On 14 October 1940 a large unexploded bomb fell in an important factory. Excavation supervised by Sergeant Gibson was begun, during which time another bomb which had dropped nearby exploded. Despite the knowledge that the bomb on which he was engaged was of a similar type the N.C.O persevered and eventually the bomb was uncovered. On uncovering it an unusual hissing noise was heard coming from the bomb, whereupon Sergeant Gibson sent his men away and immediately set to work on the fuse. This he extracted safely and the bomb was eventually removed. His prompt and courageous action saved a very dangerous situation.

==Death==
On 18 October 1940, Gibson was one of seven bomb disposal men that had recovered a 250 kg bomb from a Coventry housing estate. The still active bomb was transported via lorry to be defused at Whitley Common. The bomb exploded during unloading from the lorry, killing all of the men.

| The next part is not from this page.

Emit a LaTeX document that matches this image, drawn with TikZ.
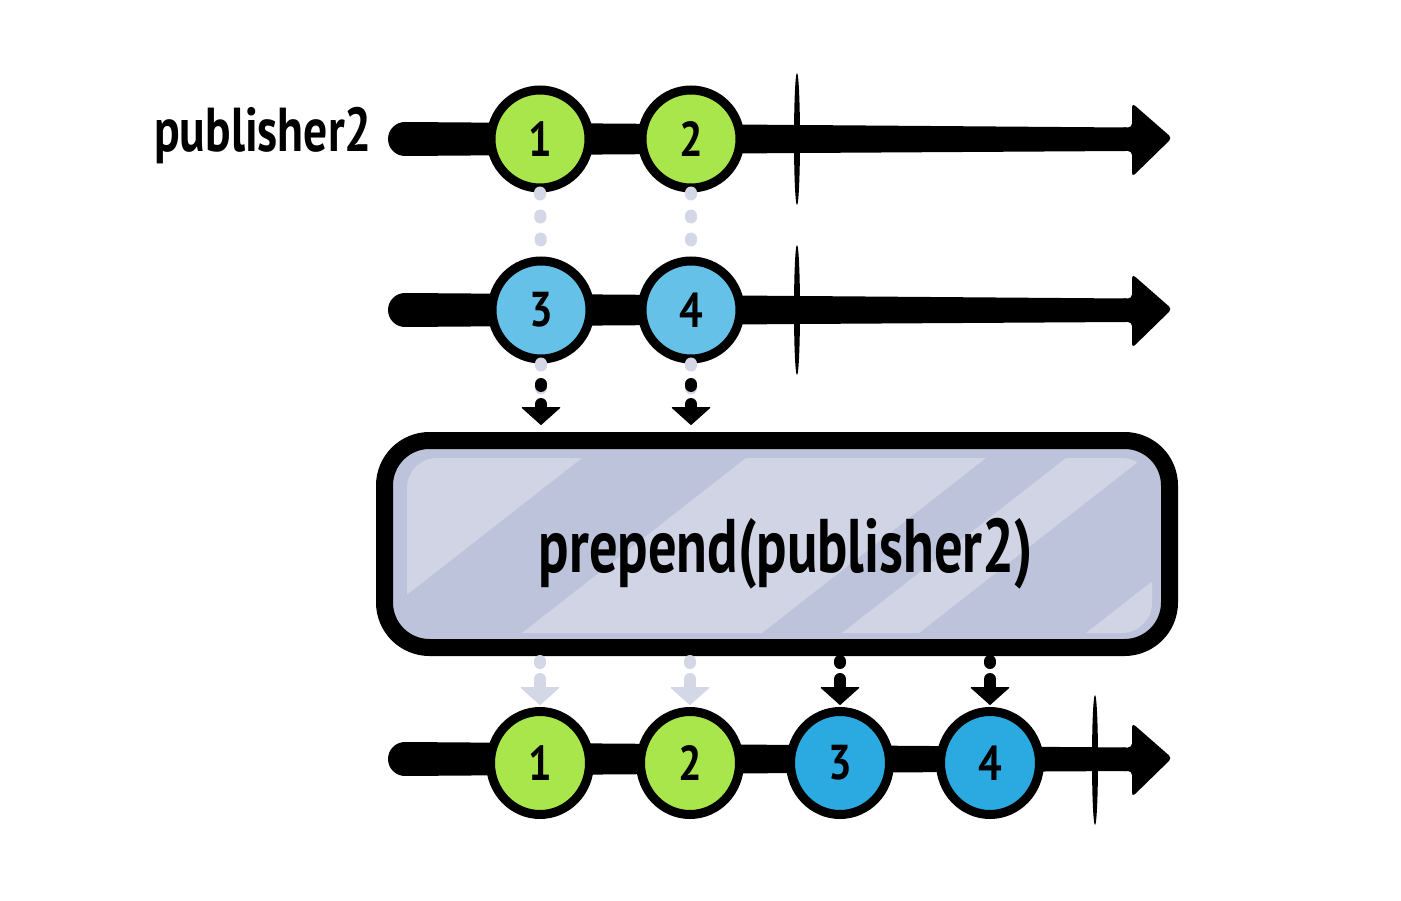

Following a funeral service at Coventry Cathedral on 25 October 1940, the squad were buried in a collective grave in Coventry's London Road Cemetery. The squad comprised Second Lieutenant Alexander Fraser Campbell and Sappers William Gibson, Richard Gilchrest, Jack Plumb, Ronald William Skelton, Ernest Arthur Stote and Gibson. Gibson was 34 when he was killed.

===Memorial===
On 18 October 2008, the anniversary of the death of Gibson and his fellow soldiers, a memorial plaque was dedicated to their memory close to where they died on Whitley Common.

The memorial reads:

In Memory of the Seven Men of the Royal Engineers 9th Bomb Disposal Company Who Lost Their Lives When an Unexploded German Bomb Removed from the City Centre Exploded Whilst Being Unloaded Near This Spot for De-Fusing on Whitley Common on 18 October 1940:

- 2nd Lieutenant A. F. Campbell, G.C., Age 42
- Sgt. M. Gibson, G.C., Age 34
- Sapper W. Gibson, Age 22
- Sapper R. Gilchrist, Age 23
- Sapper J. Plumb, Age 25
- Sapper R. W. Skelton, Age 20
- Driver E. F. Taylor, R.A.S.C., Age 32

Gibson's George Cross, Defence Medal and War Medal 1939-45 were sold at auction for £93,000 on 18 December 2012.

==Family==
Michael Gibson married Elizabeth Hardy; they had two sons, Derek and John.